PROMPT = Determine how many lines of the data below contain "script", then give only that number.

INPUT ROWS =
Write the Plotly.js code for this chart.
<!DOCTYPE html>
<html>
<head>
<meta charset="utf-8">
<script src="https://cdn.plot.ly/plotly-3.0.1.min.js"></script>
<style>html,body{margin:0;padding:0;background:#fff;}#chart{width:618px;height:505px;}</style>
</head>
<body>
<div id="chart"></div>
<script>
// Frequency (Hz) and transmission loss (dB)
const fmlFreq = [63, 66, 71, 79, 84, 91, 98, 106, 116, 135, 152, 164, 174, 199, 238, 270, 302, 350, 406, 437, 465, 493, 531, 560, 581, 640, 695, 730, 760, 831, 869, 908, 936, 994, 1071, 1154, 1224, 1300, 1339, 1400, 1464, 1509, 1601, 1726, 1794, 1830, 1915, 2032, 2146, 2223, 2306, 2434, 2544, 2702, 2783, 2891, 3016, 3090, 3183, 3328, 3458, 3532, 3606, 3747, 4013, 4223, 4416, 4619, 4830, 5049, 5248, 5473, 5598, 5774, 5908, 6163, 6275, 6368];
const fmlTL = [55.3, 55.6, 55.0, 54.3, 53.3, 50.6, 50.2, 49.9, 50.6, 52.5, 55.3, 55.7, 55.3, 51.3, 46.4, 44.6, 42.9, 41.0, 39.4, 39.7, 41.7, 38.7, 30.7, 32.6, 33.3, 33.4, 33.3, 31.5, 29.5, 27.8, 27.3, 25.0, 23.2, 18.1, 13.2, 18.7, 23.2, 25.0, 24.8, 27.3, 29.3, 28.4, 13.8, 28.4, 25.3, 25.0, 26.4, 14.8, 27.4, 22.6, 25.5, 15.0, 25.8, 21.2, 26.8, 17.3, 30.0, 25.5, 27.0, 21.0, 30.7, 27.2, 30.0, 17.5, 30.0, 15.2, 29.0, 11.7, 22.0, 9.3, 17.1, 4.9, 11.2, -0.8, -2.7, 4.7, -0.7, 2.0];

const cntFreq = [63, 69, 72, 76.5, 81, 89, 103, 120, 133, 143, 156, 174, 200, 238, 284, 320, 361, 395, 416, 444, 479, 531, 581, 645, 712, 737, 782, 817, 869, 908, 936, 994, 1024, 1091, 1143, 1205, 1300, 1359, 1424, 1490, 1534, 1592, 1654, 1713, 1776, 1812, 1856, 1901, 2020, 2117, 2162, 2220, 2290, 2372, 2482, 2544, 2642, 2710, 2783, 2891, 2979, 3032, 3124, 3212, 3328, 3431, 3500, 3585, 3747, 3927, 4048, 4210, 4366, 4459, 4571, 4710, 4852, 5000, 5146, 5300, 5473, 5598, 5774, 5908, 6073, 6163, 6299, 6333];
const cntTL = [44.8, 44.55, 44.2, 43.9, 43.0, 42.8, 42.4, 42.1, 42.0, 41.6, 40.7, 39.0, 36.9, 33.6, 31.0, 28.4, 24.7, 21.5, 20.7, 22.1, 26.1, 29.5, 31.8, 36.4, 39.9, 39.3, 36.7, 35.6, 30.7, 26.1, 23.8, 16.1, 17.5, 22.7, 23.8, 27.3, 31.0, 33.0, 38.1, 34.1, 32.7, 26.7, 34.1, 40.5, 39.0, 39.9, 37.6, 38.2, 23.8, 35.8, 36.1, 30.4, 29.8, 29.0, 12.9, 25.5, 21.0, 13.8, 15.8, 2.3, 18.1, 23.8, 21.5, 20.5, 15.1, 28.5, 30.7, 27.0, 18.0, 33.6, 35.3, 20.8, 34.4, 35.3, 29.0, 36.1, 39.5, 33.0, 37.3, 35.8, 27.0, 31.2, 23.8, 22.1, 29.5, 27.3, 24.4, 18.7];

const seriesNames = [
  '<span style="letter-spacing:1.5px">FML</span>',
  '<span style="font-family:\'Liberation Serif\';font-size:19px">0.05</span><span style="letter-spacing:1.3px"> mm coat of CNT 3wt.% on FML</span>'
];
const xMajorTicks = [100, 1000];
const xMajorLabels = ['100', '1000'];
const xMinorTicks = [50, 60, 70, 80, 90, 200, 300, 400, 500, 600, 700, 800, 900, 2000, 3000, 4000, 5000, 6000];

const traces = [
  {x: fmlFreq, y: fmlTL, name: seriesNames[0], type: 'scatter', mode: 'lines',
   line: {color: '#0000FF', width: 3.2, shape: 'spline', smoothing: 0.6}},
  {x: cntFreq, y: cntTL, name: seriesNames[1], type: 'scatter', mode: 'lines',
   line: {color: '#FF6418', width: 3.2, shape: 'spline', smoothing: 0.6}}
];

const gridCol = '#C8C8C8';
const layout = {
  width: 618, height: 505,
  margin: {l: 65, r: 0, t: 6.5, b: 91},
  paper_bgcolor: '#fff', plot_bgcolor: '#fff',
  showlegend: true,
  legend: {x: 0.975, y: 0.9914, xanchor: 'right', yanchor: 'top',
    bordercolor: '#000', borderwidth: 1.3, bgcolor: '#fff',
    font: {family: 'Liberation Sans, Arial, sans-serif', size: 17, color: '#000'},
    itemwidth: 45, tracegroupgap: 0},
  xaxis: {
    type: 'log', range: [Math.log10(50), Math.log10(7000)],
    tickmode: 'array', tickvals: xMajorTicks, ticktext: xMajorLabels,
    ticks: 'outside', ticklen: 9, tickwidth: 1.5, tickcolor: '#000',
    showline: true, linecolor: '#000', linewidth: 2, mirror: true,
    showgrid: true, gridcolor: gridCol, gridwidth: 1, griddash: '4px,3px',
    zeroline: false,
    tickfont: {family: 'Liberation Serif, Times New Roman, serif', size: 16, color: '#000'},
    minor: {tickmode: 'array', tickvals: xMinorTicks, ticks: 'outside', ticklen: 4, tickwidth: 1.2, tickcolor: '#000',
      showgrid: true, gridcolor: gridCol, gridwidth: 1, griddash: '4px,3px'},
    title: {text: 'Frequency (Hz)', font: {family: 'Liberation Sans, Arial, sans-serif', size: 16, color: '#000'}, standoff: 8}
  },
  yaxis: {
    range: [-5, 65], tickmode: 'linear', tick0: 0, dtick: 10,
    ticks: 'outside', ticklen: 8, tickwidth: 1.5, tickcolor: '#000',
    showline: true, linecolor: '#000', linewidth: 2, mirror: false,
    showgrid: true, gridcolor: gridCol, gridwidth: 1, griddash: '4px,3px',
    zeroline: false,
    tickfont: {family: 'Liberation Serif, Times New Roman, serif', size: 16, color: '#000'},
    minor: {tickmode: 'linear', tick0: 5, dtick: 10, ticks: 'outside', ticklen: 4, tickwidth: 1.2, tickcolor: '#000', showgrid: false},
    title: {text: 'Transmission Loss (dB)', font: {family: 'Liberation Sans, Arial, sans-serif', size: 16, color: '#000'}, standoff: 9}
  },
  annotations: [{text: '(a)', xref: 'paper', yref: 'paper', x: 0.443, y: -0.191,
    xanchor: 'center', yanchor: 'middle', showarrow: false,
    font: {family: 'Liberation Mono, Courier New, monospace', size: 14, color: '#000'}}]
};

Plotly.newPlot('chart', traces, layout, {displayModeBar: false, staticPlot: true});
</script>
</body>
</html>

==

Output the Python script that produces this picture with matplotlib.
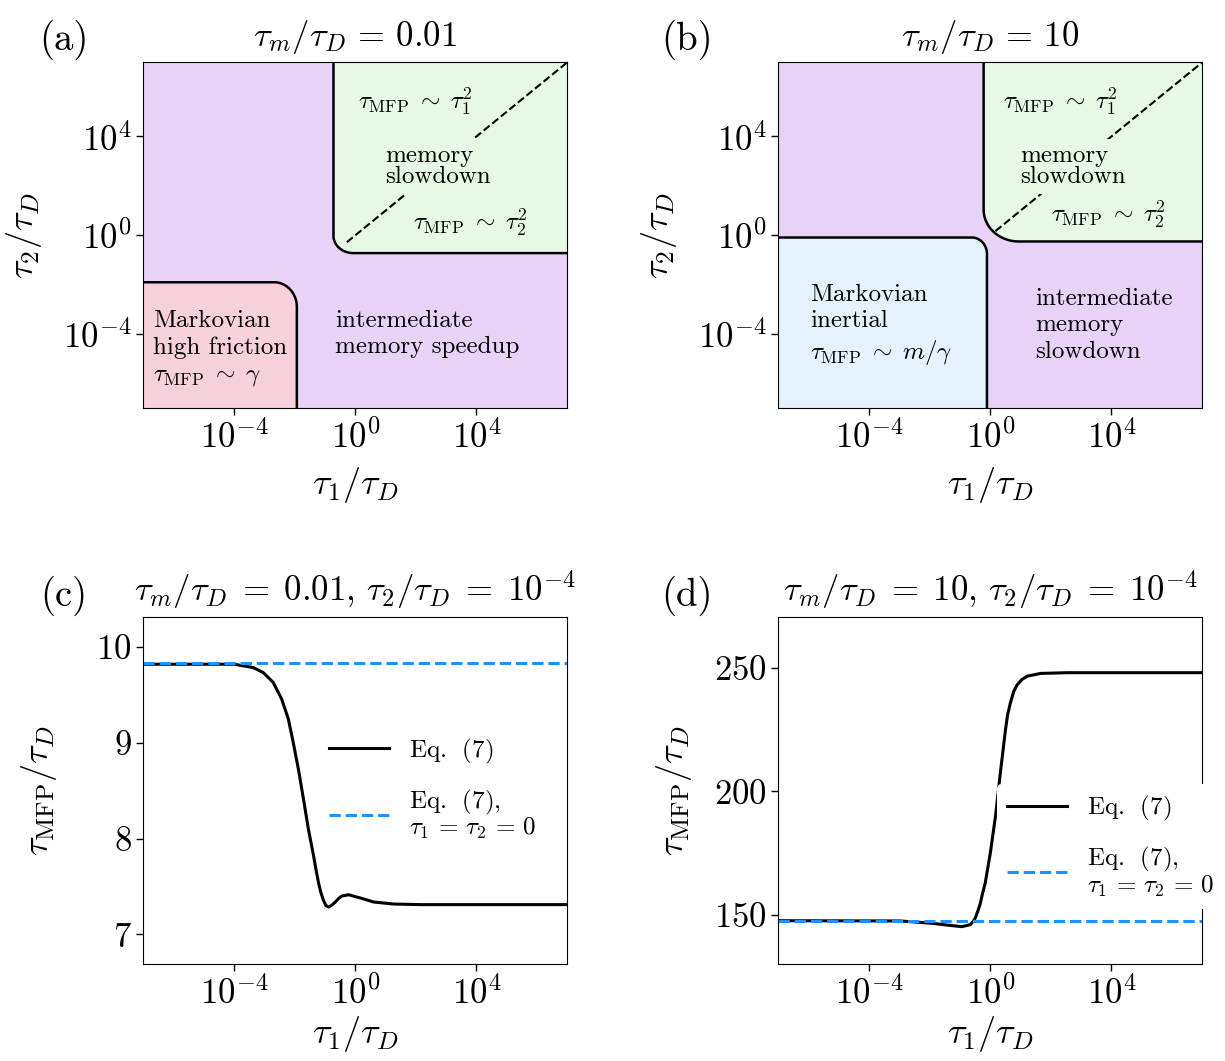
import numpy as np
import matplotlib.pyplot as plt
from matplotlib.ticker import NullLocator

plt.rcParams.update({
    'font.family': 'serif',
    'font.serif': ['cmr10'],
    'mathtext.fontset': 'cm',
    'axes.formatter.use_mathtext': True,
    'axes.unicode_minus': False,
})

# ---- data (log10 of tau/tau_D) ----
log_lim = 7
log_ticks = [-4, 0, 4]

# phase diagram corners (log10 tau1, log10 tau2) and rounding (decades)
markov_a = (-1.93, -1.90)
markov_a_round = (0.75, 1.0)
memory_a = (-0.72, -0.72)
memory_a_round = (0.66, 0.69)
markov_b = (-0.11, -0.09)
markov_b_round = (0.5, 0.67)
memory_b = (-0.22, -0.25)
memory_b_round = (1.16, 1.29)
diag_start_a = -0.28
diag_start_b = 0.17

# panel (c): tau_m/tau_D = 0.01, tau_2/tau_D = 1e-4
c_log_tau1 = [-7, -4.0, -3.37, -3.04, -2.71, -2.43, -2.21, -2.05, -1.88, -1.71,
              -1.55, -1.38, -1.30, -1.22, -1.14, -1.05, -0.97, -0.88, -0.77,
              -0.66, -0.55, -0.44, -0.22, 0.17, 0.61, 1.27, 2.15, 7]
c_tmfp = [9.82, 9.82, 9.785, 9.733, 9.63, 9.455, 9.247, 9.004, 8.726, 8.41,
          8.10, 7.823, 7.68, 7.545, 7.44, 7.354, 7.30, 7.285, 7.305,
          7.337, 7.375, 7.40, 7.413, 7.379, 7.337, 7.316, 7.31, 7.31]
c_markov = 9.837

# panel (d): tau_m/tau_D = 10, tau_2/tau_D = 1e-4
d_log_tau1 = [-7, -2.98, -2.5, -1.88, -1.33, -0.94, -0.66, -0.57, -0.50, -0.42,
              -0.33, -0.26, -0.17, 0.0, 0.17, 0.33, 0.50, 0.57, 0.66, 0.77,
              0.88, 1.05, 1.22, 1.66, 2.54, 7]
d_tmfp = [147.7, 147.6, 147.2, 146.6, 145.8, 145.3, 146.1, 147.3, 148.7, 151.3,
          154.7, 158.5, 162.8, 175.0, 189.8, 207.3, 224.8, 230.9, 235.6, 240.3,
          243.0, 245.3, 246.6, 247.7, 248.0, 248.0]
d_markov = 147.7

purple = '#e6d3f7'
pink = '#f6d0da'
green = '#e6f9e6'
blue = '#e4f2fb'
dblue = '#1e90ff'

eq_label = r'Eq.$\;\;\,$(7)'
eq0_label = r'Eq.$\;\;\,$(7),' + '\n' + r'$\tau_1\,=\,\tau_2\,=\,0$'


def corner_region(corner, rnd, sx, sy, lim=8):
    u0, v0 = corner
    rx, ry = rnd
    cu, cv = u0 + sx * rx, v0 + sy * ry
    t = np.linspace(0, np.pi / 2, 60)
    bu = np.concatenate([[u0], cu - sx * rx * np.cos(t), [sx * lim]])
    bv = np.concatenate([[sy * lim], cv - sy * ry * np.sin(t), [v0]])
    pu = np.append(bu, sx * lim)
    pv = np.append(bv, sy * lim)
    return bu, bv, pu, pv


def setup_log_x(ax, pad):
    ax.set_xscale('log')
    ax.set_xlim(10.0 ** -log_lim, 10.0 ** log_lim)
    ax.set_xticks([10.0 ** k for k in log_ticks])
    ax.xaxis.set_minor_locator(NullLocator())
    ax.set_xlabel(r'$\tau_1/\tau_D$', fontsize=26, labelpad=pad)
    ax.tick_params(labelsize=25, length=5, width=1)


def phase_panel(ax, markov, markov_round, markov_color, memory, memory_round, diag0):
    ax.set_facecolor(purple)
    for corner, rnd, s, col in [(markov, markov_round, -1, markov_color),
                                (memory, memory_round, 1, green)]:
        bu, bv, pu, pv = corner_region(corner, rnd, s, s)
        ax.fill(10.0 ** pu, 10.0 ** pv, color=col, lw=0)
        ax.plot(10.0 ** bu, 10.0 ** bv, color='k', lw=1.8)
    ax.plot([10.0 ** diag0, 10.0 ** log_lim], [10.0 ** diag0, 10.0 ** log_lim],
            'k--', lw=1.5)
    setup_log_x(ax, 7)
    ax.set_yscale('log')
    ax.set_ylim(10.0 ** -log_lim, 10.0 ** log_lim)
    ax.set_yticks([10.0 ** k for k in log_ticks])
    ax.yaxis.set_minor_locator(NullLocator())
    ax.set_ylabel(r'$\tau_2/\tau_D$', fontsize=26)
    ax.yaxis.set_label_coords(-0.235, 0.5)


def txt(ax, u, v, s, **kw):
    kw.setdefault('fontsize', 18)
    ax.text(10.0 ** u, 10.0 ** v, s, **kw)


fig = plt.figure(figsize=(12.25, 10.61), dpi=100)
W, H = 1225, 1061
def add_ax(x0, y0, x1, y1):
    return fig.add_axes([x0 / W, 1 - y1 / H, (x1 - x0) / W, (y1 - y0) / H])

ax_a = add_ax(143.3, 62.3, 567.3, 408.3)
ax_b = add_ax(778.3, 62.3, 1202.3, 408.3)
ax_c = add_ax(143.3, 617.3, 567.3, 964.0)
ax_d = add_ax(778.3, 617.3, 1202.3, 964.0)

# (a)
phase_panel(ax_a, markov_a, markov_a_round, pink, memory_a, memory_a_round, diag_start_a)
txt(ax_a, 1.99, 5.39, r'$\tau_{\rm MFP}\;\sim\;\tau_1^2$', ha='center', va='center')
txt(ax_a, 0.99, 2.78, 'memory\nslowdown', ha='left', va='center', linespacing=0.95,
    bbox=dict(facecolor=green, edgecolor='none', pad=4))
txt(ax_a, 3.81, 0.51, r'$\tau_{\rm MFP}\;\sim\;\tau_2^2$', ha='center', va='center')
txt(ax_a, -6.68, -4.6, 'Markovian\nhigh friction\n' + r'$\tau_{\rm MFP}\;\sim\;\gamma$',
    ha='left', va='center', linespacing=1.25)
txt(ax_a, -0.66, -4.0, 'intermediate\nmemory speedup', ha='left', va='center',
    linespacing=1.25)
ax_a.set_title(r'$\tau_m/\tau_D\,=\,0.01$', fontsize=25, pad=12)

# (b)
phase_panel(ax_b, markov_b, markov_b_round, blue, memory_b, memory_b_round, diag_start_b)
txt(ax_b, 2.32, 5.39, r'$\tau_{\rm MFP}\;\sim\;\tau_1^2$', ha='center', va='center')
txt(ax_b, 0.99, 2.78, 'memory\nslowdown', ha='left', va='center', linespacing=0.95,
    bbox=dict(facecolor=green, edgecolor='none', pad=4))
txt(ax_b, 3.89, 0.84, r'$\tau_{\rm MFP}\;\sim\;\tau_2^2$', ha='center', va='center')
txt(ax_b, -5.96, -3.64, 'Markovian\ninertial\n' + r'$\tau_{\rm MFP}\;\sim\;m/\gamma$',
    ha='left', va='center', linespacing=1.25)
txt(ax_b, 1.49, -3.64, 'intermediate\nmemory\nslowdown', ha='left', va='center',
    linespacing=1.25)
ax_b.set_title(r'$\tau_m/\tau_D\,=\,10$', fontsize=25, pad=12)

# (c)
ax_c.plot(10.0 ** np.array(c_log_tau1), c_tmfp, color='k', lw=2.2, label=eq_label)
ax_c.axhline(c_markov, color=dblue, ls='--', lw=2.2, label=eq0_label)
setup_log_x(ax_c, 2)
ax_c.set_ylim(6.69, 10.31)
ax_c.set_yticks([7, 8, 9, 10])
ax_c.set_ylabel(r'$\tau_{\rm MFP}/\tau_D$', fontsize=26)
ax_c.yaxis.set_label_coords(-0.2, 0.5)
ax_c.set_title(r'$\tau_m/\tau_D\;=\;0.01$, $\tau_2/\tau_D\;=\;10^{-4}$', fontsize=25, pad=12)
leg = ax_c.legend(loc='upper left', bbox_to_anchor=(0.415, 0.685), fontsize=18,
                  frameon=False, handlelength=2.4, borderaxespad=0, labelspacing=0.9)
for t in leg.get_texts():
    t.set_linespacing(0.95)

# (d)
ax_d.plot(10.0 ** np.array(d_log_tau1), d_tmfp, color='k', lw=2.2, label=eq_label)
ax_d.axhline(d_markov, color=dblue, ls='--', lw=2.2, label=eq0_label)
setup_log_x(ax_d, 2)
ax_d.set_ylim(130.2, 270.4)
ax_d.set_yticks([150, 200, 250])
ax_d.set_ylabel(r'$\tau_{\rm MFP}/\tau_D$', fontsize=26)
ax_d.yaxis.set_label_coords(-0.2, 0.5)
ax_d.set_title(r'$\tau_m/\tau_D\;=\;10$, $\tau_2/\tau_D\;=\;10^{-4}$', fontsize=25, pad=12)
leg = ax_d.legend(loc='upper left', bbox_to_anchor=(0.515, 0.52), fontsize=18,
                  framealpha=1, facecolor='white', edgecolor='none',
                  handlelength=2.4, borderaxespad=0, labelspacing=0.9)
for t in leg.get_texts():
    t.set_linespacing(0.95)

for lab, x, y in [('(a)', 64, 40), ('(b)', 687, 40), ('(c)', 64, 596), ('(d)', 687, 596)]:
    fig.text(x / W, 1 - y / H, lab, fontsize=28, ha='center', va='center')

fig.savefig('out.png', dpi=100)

TASK RESPONSE = 4